**Objective**
Reproduce exactly the lines below, from the first one through the line containing "import plotly.graph_objects as go", and omit any pictures.

**Recorded data**
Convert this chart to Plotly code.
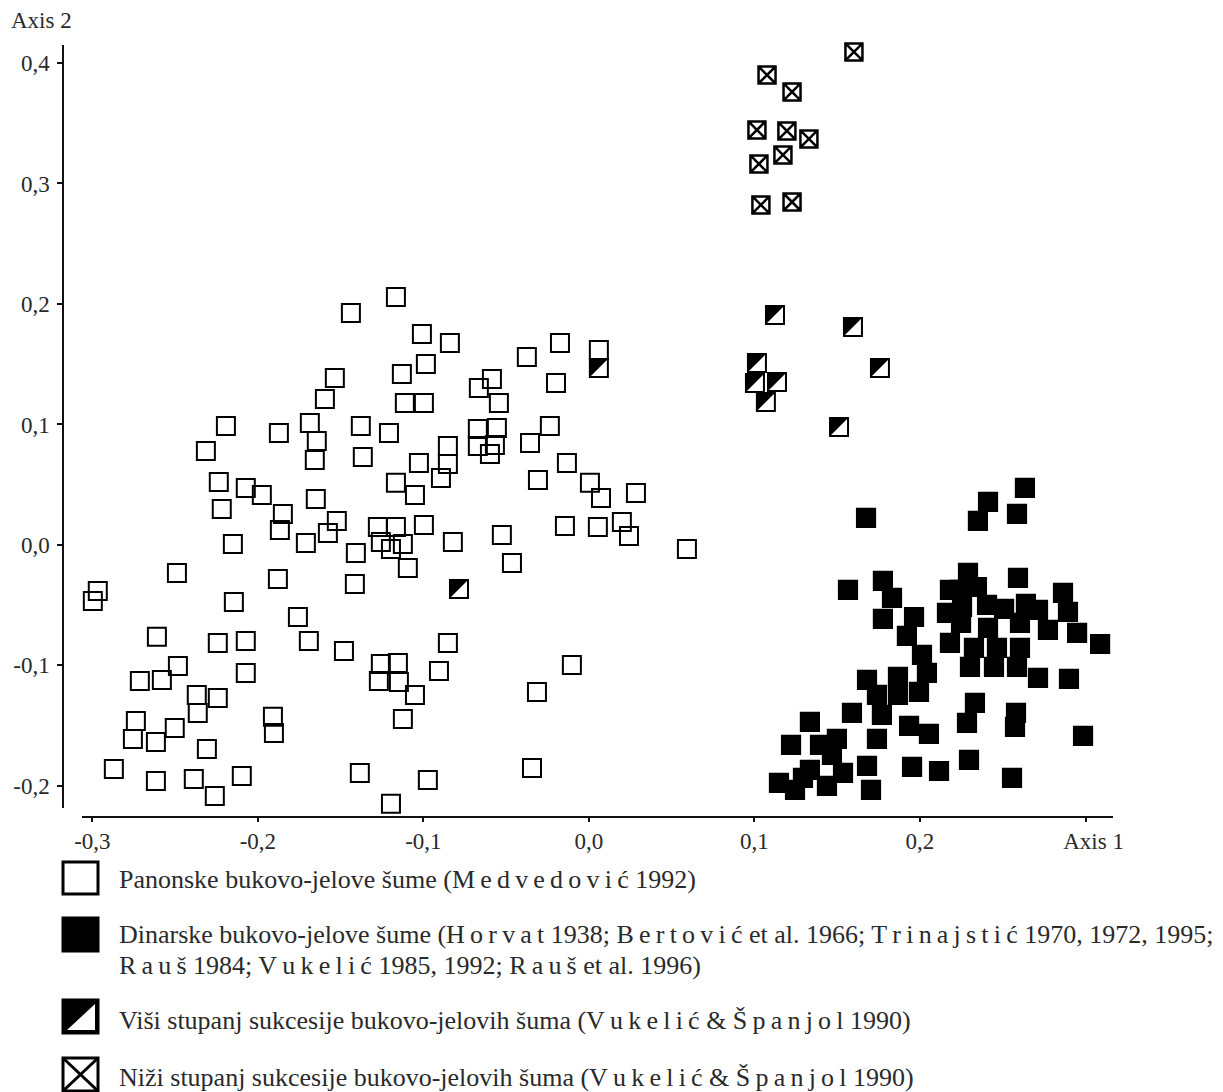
import plotly.graph_objects as go

# ---------------- data ----------------
panon_x = [-0.1166, -0.1438, -0.1009, -0.0840, -0.0985, -0.1130, -0.1535, -0.1595, -0.1112, -0.0997,
           -0.1686, -0.1378, -0.1208, -0.1644, -0.1656, -0.1366, -0.0852, -0.0852, -0.1027, -0.0894,
           -0.1166, -0.1051, -0.1650, -0.1523, -0.1577, -0.1710, -0.1408, -0.1275, -0.1166, -0.1257,
           -0.1124, -0.1196, -0.0997, -0.0822, -0.1094, -0.0526, -0.0465, -0.0665, -0.0586, -0.0544,
           -0.0671, -0.0556, -0.0671, -0.0568, -0.0598, -0.0375, -0.0175, -0.0199, 0.0060, -0.0236,
           -0.0356, -0.0133, -0.0308, 0.0006, 0.0073, 0.0284, -0.0145, 0.0054, 0.0199, 0.0242,
           0.0592, -0.2193, -0.2314, -0.1873, -0.2236, -0.2073, -0.1976, -0.2218, -0.1849, -0.1867,
           -0.2151, -0.2489, -0.2967, -0.2997, -0.2145, -0.1879, -0.1414, -0.1758, -0.2610, -0.2242,
           -0.2073, -0.1692, -0.1480, -0.2483, -0.2713, -0.2580, -0.2073, -0.2369, -0.2242, -0.2363,
           -0.2737, -0.2755, -0.2502, -0.2616, -0.1909, -0.1903, -0.2308, -0.2870, -0.2616, -0.2387,
           -0.2260, -0.2097, -0.1384, -0.1196, -0.1257, -0.1154, -0.1269, -0.1148, -0.1051, -0.0906,
           -0.0852, -0.1124, -0.0103, -0.0314, -0.0973, -0.0344]
panon_y = [0.2058, 0.1925, 0.1751, 0.1676, 0.1502, 0.1419, 0.1386, 0.1212, 0.1178, 0.1178,
           0.1012, 0.0988, 0.0929, 0.0863, 0.0705, 0.0730, 0.0822, 0.0672, 0.0680, 0.0556,
           0.0515, 0.0415, 0.0382, 0.0199, 0.0100, 0.0017, -0.0066, 0.0149, 0.0149, 0.0025,
           0.0008, -0.0033, 0.0166, 0.0025, -0.0191, 0.0083, -0.0149, 0.1303, 0.1378, 0.1178,
           0.0963, 0.0971, 0.0822, 0.0830, 0.0755, 0.1560, 0.1676, 0.1344, 0.1618, 0.0988,
           0.0846, 0.0680, 0.0539, 0.0515, 0.0390, 0.0432, 0.0158, 0.0149, 0.0191, 0.0075,
           -0.0033, 0.0988, 0.0780, 0.0929, 0.0523, 0.0473, 0.0415, 0.0299, 0.0257, 0.0124,
           0.0008, -0.0232, -0.0382, -0.0465, -0.0473, -0.0282, -0.0324, -0.0598, -0.0763, -0.0813,
           -0.0797, -0.0797, -0.0880, -0.1004, -0.1129, -0.1120, -0.1062, -0.1245, -0.1270, -0.1394,
           -0.1461, -0.1610, -0.1519, -0.1635, -0.1427, -0.1560, -0.1693, -0.1859, -0.1959, -0.1942,
           -0.2083, -0.1917, -0.1892, -0.2149, -0.0988, -0.0979, -0.1129, -0.1137, -0.1245, -0.1046,
           -0.0813, -0.1444, -0.0996, -0.1220, -0.1950, -0.1851]

dinar_x = [0.2634, 0.2411, 0.2350, 0.2586, 0.1674, 0.1565, 0.1776, 0.1831, 0.1776, 0.1964,
           0.1921, 0.2012, 0.2042, 0.1680, 0.1867, 0.1740, 0.1867, 0.1994, 0.1589, 0.1770,
           0.1335, 0.1934, 0.2054, 0.1221, 0.1396, 0.1498, 0.1740, 0.1468, 0.1680, 0.1335,
           0.1293, 0.1535, 0.1148, 0.1438, 0.1245, 0.1704, 0.1952, 0.2115, 0.2296, 0.2284,
           0.2332, 0.2580, 0.2574, 0.2556, 0.2985, 0.2713, 0.2900, 0.2290, 0.2181, 0.2242,
           0.2344, 0.2163, 0.2254, 0.2248, 0.2405, 0.2508, 0.2592, 0.2640, 0.2713, 0.2604,
           0.2411, 0.2773, 0.2864, 0.2894, 0.2949, 0.3088, 0.2181, 0.2326, 0.2465, 0.2604,
           0.2302, 0.2447, 0.2586]
dinar_y = [0.0473, 0.0357, 0.0199, 0.0257, 0.0224, -0.0373, -0.0299, -0.0440, -0.0614, -0.0598,
           -0.0755, -0.0913, -0.1062, -0.1120, -0.1095, -0.1245, -0.1245, -0.1220, -0.1394, -0.1411,
           -0.1469, -0.1502, -0.1568, -0.1660, -0.1660, -0.1610, -0.1610, -0.1743, -0.1834, -0.1867,
           -0.1934, -0.1892, -0.1975, -0.2000, -0.2033, -0.2033, -0.1842, -0.1876, -0.1784, -0.1477,
           -0.1311, -0.1394, -0.1510, -0.1934, -0.1585, -0.1104, -0.1112, -0.0232, -0.0373, -0.0373,
           -0.0349, -0.0564, -0.0515, -0.0647, -0.0498, -0.0531, -0.0274, -0.0490, -0.0539, -0.0647,
           -0.0689, -0.0705, -0.0398, -0.0556, -0.0730, -0.0822, -0.0813, -0.0855, -0.0855, -0.0855,
           -0.1012, -0.1012, -0.1012]

visi_x = [0.1124, 0.1595, 0.1015, 0.1758, 0.1003, 0.1136, 0.1069, 0.1511, 0.0060, -0.0785]
visi_y = [0.1909, 0.1809, 0.1510, 0.1469, 0.1344, 0.1353, 0.1187, 0.0979, 0.1469, -0.0365]

nizi_x = [0.1601, 0.1076, 0.1227, 0.1015, 0.1196, 0.1329, 0.1172, 0.1027, 0.1039, 0.1227]
nizi_y = [0.4091, 0.3900, 0.3759, 0.3444, 0.3436, 0.3369, 0.3237, 0.3162, 0.2822, 0.2846]

x_tick_vals = [-0.3, -0.2, -0.1, 0.0, 0.1, 0.2, 0.3]
x_tick_text = ["-0,3", "-0,2", "-0,1", "0,0", "0,1", "0,2", "\u2002\u2009Axis 1"]
y_tick_vals = [-0.2, -0.1, 0.0, 0.1, 0.2, 0.3, 0.4]
y_tick_text = ["-0,2", "-0,1", "0,0", "0,1", "0,2", "0,3", "0,4"]

def spaced(word):
    return "\u2009".join(word)

legend_texts = [
    "Panonske bukovo-jelove šume (" + spaced("Medvedović") + " 1992)",
    "Dinarske bukovo-jelove šume (" + spaced("Horvat") + " 1938; " + spaced("Bertović")
    + " et al. 1966; " + spaced("Trinajstić") + " 1970, 1972, 1995;",
    spaced("Rauš") + " 1984; " + spaced("Vukelić") + " 1985, 1992; " + spaced("Rauš") + " et al. 1996)",
    "Viši stupanj sukcesije bukovo-jelovih šuma (" + spaced("Vukelić") + " & " + spaced("Španjol") + " 1990)",
    "Niži stupanj sukcesije bukovo-jelovih šuma (" + spaced("Vukelić") + " & " + spaced("Španjol") + " 1990)",
]

# ---------------- geometry / style ----------------
OFF = 8                      # page body margin of the browser
FIG_W, FIG_H = 1223 - OFF, 1092 - OFF
M_L, M_R, M_T, M_B = 63 - OFF, 110, 45 - OFF, 275
PLOT_W = FIG_W - M_L - M_R
PLOT_H = FIG_H - M_T - M_B
X_DOMAIN = [0.018, 1.0]
Y_DOMAIN = [0.0117, 1.0]
X_RANGE = [-0.3063, 0.3166]
Y_RANGE = [-0.2183, 0.4149]
X_PER_PX = (X_RANGE[1] - X_RANGE[0]) / (PLOT_W * (X_DOMAIN[1] - X_DOMAIN[0]))
Y_PER_PX = (Y_RANGE[1] - Y_RANGE[0]) / (PLOT_H * (Y_DOMAIN[1] - Y_DOMAIN[0]))

FONT = "Liberation Serif"
TXT = "#2a2a2a"
SQ = 18        # square marker path size (px)
LW = 2         # outline width

def px_x(p):
    """page pixel (reference) -> paper x"""
    return (p - OFF - M_L) / PLOT_W

def px_y(p):
    """page pixel (reference) -> paper y"""
    return (FIG_H - M_B - (p - OFF)) / PLOT_H

fig = go.Figure()

fig.add_trace(go.Scatter(x=panon_x, y=panon_y, mode="markers", name="Panonske", cliponaxis=False,
                         marker=dict(symbol="square", size=SQ, color="rgba(0,0,0,0)",
                                     line=dict(color="black", width=LW))))
fig.add_trace(go.Scatter(x=dinar_x, y=dinar_y, mode="markers", name="Dinarske", cliponaxis=False,
                         marker=dict(symbol="square", size=19, color="black",
                                     line=dict(color="black", width=1.2))))
fig.add_trace(go.Scatter(x=nizi_x, y=nizi_y, mode="markers", name="Niži", cliponaxis=False,
                         marker=dict(symbol="square-x-open", size=17, color="black",
                                     line=dict(color="black", width=2.5))))
# half-filled squares: white square + black upper-left triangle
fig.add_trace(go.Scatter(x=visi_x, y=visi_y, mode="markers", name="Viši", cliponaxis=False,
                         marker=dict(symbol="square", size=SQ, color="white",
                                     line=dict(color="black", width=LW))))
tri_dx = -(SQ / 2 - 0.6 * SQ / 1.8) * X_PER_PX
tri_dy = (SQ / 2 - 0.6 * SQ / 1.8) * Y_PER_PX
fig.add_trace(go.Scatter(x=[v + tri_dx for v in visi_x], y=[v + tri_dy for v in visi_y],
                         mode="markers", name="Viši (fill)", cliponaxis=False,
                         marker=dict(symbol="triangle-nw", size=SQ / 0.9, color="black",
                                     line=dict(width=0))))

# ---------------- legend (drawn below the plot) ----------------
shapes = []
keys = [(862, 894), (918, 951), (1000, 1033), (1058, 1091)]
kx0, kx1 = px_x(63), px_x(98)
for i, (t, b) in enumerate(keys):
    y0, y1 = px_y(b), px_y(t)
    if i == 0:
        shapes.append(dict(type="rect", xref="paper", yref="paper", x0=kx0, x1=kx1, y0=y0, y1=y1,
                           line=dict(color="black", width=3), fillcolor="white"))
    elif i == 1:
        shapes.append(dict(type="rect", xref="paper", yref="paper", x0=kx0, x1=kx1, y0=y0, y1=y1,
                           line=dict(color="black", width=3), fillcolor="black"))
    elif i == 2:
        shapes.append(dict(type="rect", xref="paper", yref="paper", x0=kx0, x1=kx1, y0=y0, y1=y1,
                           line=dict(color="black", width=3), fillcolor="black"))
        ax0, ax1 = px_x(67), px_x(95)
        ay0, ay1 = px_y(b - 3), px_y(t + 4)
        shapes.append(dict(type="path", xref="paper", yref="paper",
                           path=f"M {ax0},{ay0} L {ax1},{ay0} L {ax1},{ay1} Z",
                           line=dict(width=0), fillcolor="white"))
    else:
        shapes.append(dict(type="rect", xref="paper", yref="paper", x0=kx0, x1=kx1, y0=y0, y1=y1,
                           line=dict(color="black", width=3), fillcolor="white"))
        shapes.append(dict(type="line", xref="paper", yref="paper", x0=kx0, x1=kx1, y0=y0, y1=y1,
                           line=dict(color="black", width=3)))
        shapes.append(dict(type="line", xref="paper", yref="paper", x0=kx0, x1=kx1, y0=y1, y1=y0,
                           line=dict(color="black", width=3)))

annotations = []
text_rows = [879, 934, 965, 1020, 1077]
for txt, row in zip(legend_texts, text_rows):
    annotations.append(dict(text=txt, xref="paper", yref="paper", x=px_x(117), y=px_y(row),
                            xanchor="left", yanchor="middle", showarrow=False,
                            font=dict(family=FONT, size=26, color=TXT)))
annotations.append(dict(text="Axis 2", xref="paper", yref="paper", x=px_x(9), y=px_y(20),
                        xanchor="left", yanchor="middle", showarrow=False,
                        font=dict(family=FONT, size=23, color=TXT)))

fig.update_layout(
    width=FIG_W, height=FIG_H,
    margin=dict(l=M_L, r=M_R, t=M_T, b=M_B, autoexpand=False),
    paper_bgcolor="white", plot_bgcolor="white",
    showlegend=False,
    font=dict(family=FONT, size=23, color=TXT),
    shapes=shapes, annotations=annotations,
    xaxis=dict(domain=X_DOMAIN, range=X_RANGE, anchor="free", position=0, automargin=False,
               showgrid=False, zeroline=False, showline=True, linecolor="#111", linewidth=1.5,
               tickmode="array", tickvals=x_tick_vals, ticktext=x_tick_text,
               ticks="outside", ticklen=4, tickcolor="#111", tickwidth=1.5,
               tickfont=dict(family=FONT, size=23, color=TXT)),
    yaxis=dict(domain=Y_DOMAIN, range=Y_RANGE, anchor="free", position=0, automargin=False,
               showgrid=False, zeroline=False, showline=True, linecolor="#111", linewidth=1.5,
               tickmode="array", tickvals=y_tick_vals, ticktext=y_tick_text,
               ticks="outside", ticklen=5, tickcolor="#111", tickwidth=1.5,
               ticklabelstandoff=3,
               tickfont=dict(family=FONT, size=23, color=TXT)),
)

fig.write_html("out.html")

**Final result**
Convert this chart to Plotly code.
import plotly.graph_objects as go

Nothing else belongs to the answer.